You might also have hoped that in this new March 17 version of Patentcenter, maybe at least one of the then-outstanding Trouble Tickets (of which there were at that time over one hundred) might have gotten corrected. But as far as I can see on a quick look, not one of the Trouble Tickets got corrected in the March 17 release.
You might have hoped that at least this new March 17 version of Patentcenter would not make anything worse. But the real situation is that there are at least eight new Trouble Tickets because of things that are broken in the March 17 version that were not broken in the previous version of Patentcenter.
This disappointing situation with the March 17 version of Patentcenter is discussed in this blog article.
Anyway, we hope that in our Thursday meeting with CIO Holcombe, we will get to squeeze in a bit of discussion of the disappointing March 17 version of Patentcenter.
Another “feature” of the March 17 Patent Center is that it’s more resistant to data scraping (of public data). This shouldn’t be an issue except that the PTO’s alleged bulk patent examination data resource (PEDS) only provides about 25% of CURRENT data. Why is the PTO so keen on keeping public data from the public? Could it be because they prefer to sell the data to data aggregators? That is not in the public interest.

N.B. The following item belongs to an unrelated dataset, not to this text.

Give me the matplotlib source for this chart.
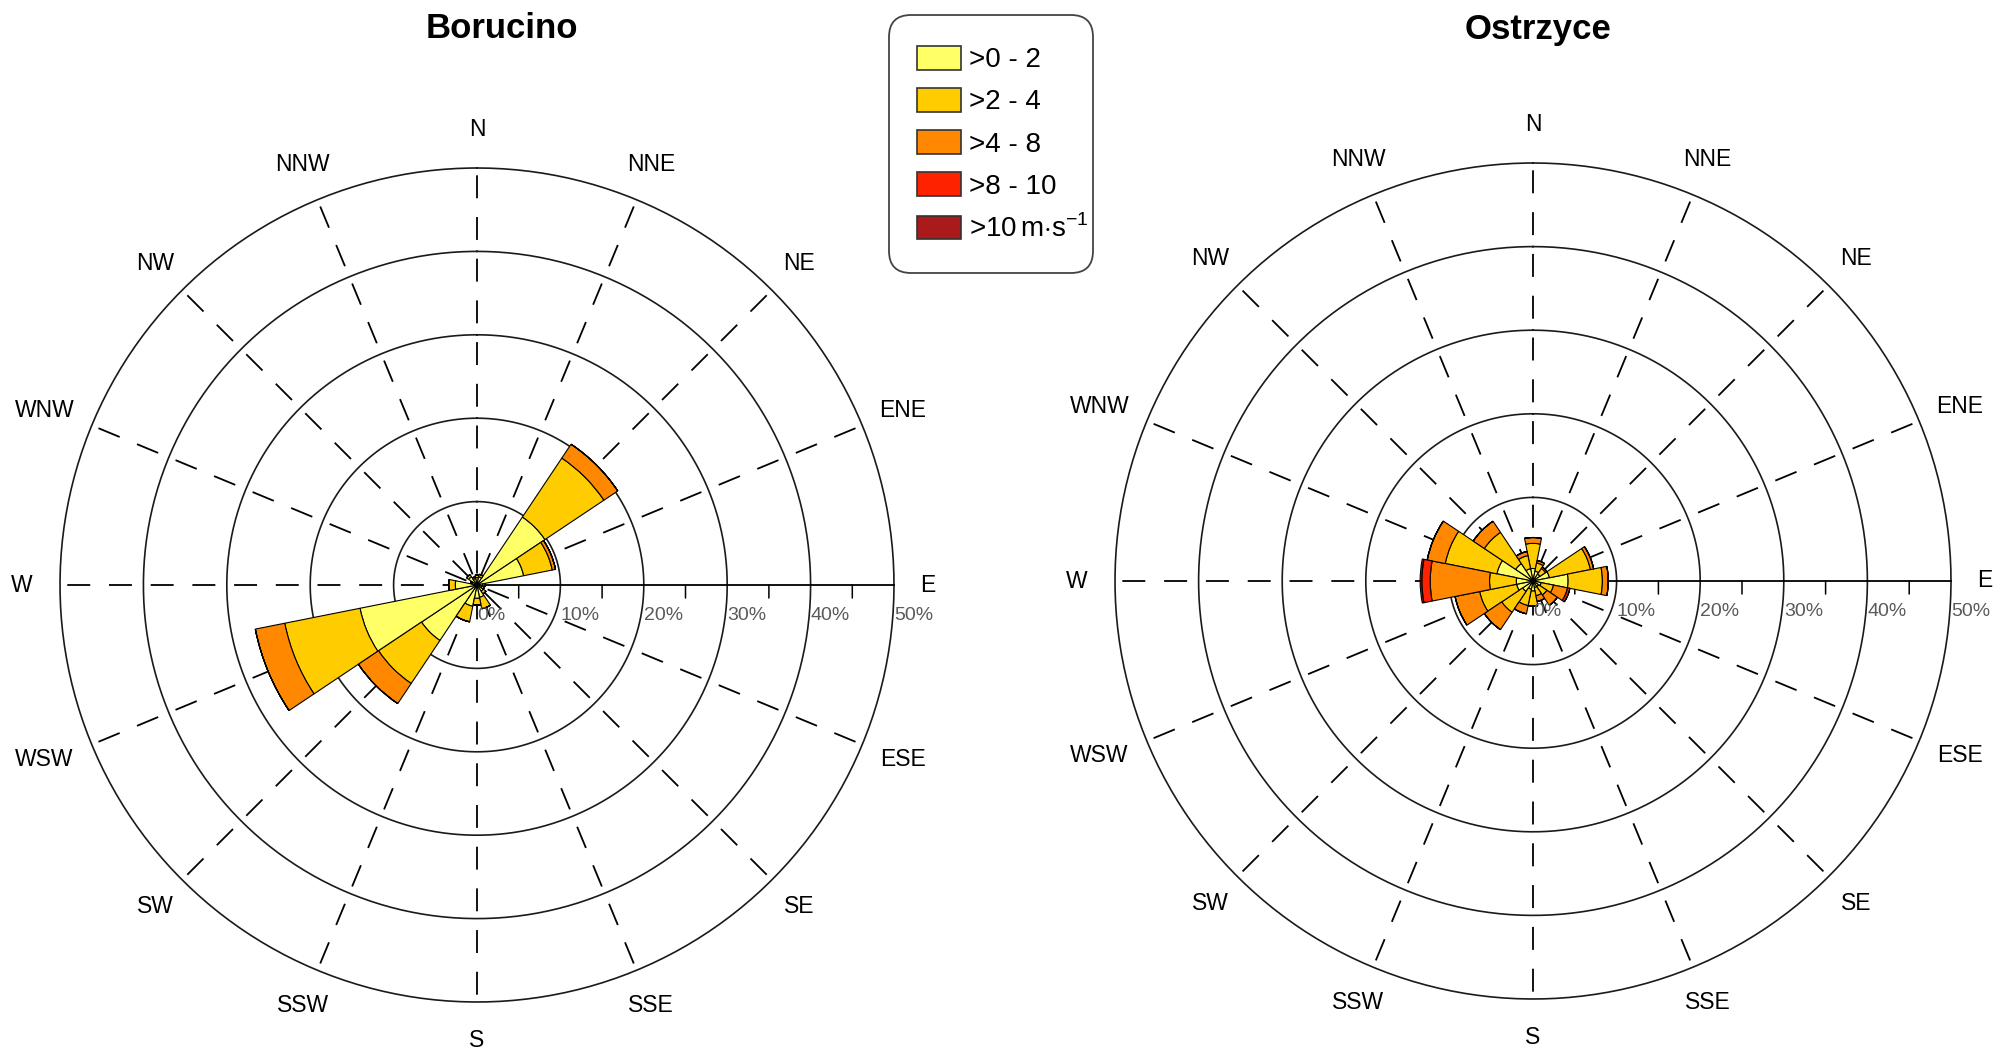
import matplotlib
matplotlib.use('Agg')
import matplotlib.pyplot as plt
import numpy as np
from matplotlib.patches import Patch, FancyBboxPatch

plt.rcParams['font.family'] = ['Liberation Sans', 'DejaVu Sans']
plt.rcParams['mathtext.fontset'] = 'custom'
plt.rcParams['mathtext.rm'] = 'Liberation Sans'
plt.rcParams['lines.scale_dashes'] = False

# wind directions (compass order, clockwise from N)
directions = ['N', 'NNE', 'NE', 'ENE', 'E', 'ESE', 'SE', 'SSE',
              'S', 'SSW', 'SW', 'WSW', 'W', 'WNW', 'NW', 'NNW']
speed_classes = ['>0 - 2', '>2 - 4', '>4 - 8', '>8 - 10', r'>10$\,$m$\cdot$s$^{-1}$']
class_colors = ['#FFFF66', '#FFCC00', '#FF8800', '#FF2200', '#AA1A1A']

# frequency (%) of each speed class per direction
bor_0_2  = [0.9, 1.0, 9.8, 5.7, 0.7, 0.6, 0.9, 1.5, 1.6, 2.6, 8.0, 14.3, 2.6, 0.6, 1.2, 0.8]
bor_2_4  = [0.3, 0.3, 8.5, 3.5, 0.3, 0.3, 0.4, 1.4, 0.8, 1.9, 6.2, 9.2, 0.8, 0.2, 0.3, 0.2]
bor_4_8  = [0.0, 0.0, 2.0, 0.4, 0.0, 0.0, 0.0, 0.0, 0.0, 0.0, 2.9, 3.6, 0.0, 0.0, 0.0, 0.0]
bor_8_10 = [0.0] * 16
bor_10   = [0.0] * 16

ost_0_2  = [1.5, 1.2, 1.0, 2.0, 4.2, 1.0, 0.8, 0.8, 1.2, 1.0, 1.5, 2.0, 2.0, 4.4, 2.5, 1.5]
ost_2_4  = [3.0, 1.0, 0.8, 5.0, 4.1, 1.5, 1.2, 1.0, 1.8, 2.0, 3.0, 4.5, 3.2, 6.3, 4.5, 1.6]
ost_4_8  = [0.7, 0.3, 0.2, 0.4, 0.7, 1.7, 1.5, 0.7, 0.0, 1.0, 2.5, 3.0, 7.1, 2.2, 1.6, 0.5]
ost_8_10 = [0.0, 0.0, 0.0, 0.0, 0.0, 0.3, 0.0, 0.0, 0.0, 0.0, 0.0, 0.0, 1.0, 0.0, 0.0, 0.0]
ost_10   = [0.0, 0.0, 0.0, 0.0, 0.0, 0.0, 0.0, 0.0, 0.0, 0.0, 0.0, 0.0, 0.2, 0.0, 0.0, 0.0]

rings = [10, 20, 30, 40, 50]
ring_labels = ['0%', '10%', '20%', '30%', '40%', '50%']

W_PX, H_PX, DPI = 1995, 1050, 100
fig = plt.figure(figsize=(W_PX / DPI, H_PX / DPI), dpi=DPI)

# wide labels near the horizontal sit a bit further out (pixels, sideways)
label_dx = {'ENE': 5, 'ESE': 5, 'WNW': -12, 'WSW': -12, 'E': -5}


def rose(cx, cy, R, title, title_x, title_y, classes):
    # polar axes placed so that r=50 lands on R pixels around (cx, cy)
    ax = fig.add_axes([(cx - R) / W_PX, 1 - (cy + R) / H_PX, 2 * R / W_PX, 2 * R / H_PX],
                      projection='polar')
    ax.set_theta_zero_location('N')
    ax.set_theta_direction(-1)
    ax.set_ylim(0, 50)
    ax.axis('off')

    theta = np.deg2rad(np.arange(16) * 22.5)
    full = np.linspace(0, 2 * np.pi, 400)
    for r in rings:
        ax.plot(full, [r] * len(full), color='#1a1a1a', lw=1.2, zorder=1, clip_on=False)

    # dashed radials, dashes centred on the rings
    period = R / 10 * 72 / DPI
    on, off = 0.55 * period, 0.45 * period
    for i, th in enumerate(theta):
        if directions[i] == 'E':
            continue
        ax.plot([th, th], [0, 50], color='black', lw=1.3, zorder=1, clip_on=False,
                linestyle=(on / 2 + off, (on, off)))
    th_e = np.deg2rad(90)
    ax.plot([th_e, th_e], [0, 50], color='black', lw=1.3, zorder=1, clip_on=False)
    # minor ticks below the E axis
    for m in [5, 15, 25, 35, 45]:
        ax.annotate('', xy=(th_e, m), xytext=(0, -13), textcoords='offset pixels',
                    arrowprops=dict(arrowstyle='-', color='black', lw=1.1,
                                    shrinkA=0, shrinkB=0))
    for r, lab in zip([0] + rings, ring_labels):
        ax.annotate(lab, xy=(th_e, r), xytext=(0, -31), textcoords='offset pixels',
                    ha='left', va='center', fontsize=14, color='#5a5a5a',
                    family=['DejaVu Sans Condensed', 'Liberation Sans'],
                    annotation_clip=False, zorder=4)

    bottom = np.zeros(16)
    for vals, col in zip(classes, class_colors):
        vals = np.array(vals)
        ax.bar(theta, vals, width=np.deg2rad(22.5), bottom=bottom, color=col,
               edgecolor='black', linewidth=0.8, zorder=3)
        bottom = bottom + vals

    for th, d in zip(theta, directions):
        ax.annotate(d, xy=(th, 54.6), xytext=(label_dx.get(d, 0), 0),
                    textcoords='offset pixels', ha='center', va='center',
                    fontsize=16.5, color='black', annotation_clip=False)

    fig.text(title_x / W_PX, 1 - title_y / H_PX, title, ha='center', va='center',
             fontsize=25, fontweight='bold',
             family=['DejaVu Sans Condensed', 'Liberation Sans'])


rose(477, 585, 417, 'Borucino', 502, 28, [bor_0_2, bor_2_4, bor_4_8, bor_8_10, bor_10])
rose(1533, 581, 418, 'Ostrzyce', 1538, 30, [ost_0_2, ost_2_4, ost_4_8, ost_8_10, ost_10])

# rounded legend frame, drawn on its own pixel-unit axes
box_ax = fig.add_axes([888 / W_PX, 1 - 274 / H_PX, 206 / W_PX, 260 / H_PX])
box_ax.set_xlim(0, 206)
box_ax.set_ylim(0, 260)
box_ax.axis('off')
box_ax.add_patch(FancyBboxPatch((1, 1), 204, 258, boxstyle='round,pad=0,rounding_size=22',
                                facecolor='white', edgecolor='#444444', linewidth=1.3,
                                clip_on=False))

handles = [Patch(facecolor=c, edgecolor='#333333', linewidth=1.2) for c in class_colors]
leg = fig.legend(handles, speed_classes, loc='upper left',
                 bbox_to_anchor=(886 / W_PX, 1 - 15 / H_PX), fontsize=20,
                 handlelength=1.6, handleheight=0.95, handletextpad=0.3,
                 labelspacing=0.53, borderpad=1.1, borderaxespad=0,
                 frameon=False)

fig.savefig('out.png', dpi=DPI)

BTW, I pay an assistant in the Philippines to look up 2000 records via Patent Center per week by hand because PEDS doesn’t work.
One astonishing thing not mentioned here on the blog, but probably elsewhere, is the processing delays that the advent of Patent Center has brought on. It’s taking a couple of months to get a filing receipt when it was taking a couple of weeks before all this. And, it takes several days to weeks for an application filed via Patent Center to even “show up” in Patent Center to verify that application parts are present and accounted for. If application processing times sped up, the other foibles of Patent Center might be more forgivable, but it is quite the opposite.
Given that PAIR and EFS were so “ahead of their time,” this is really disappointing.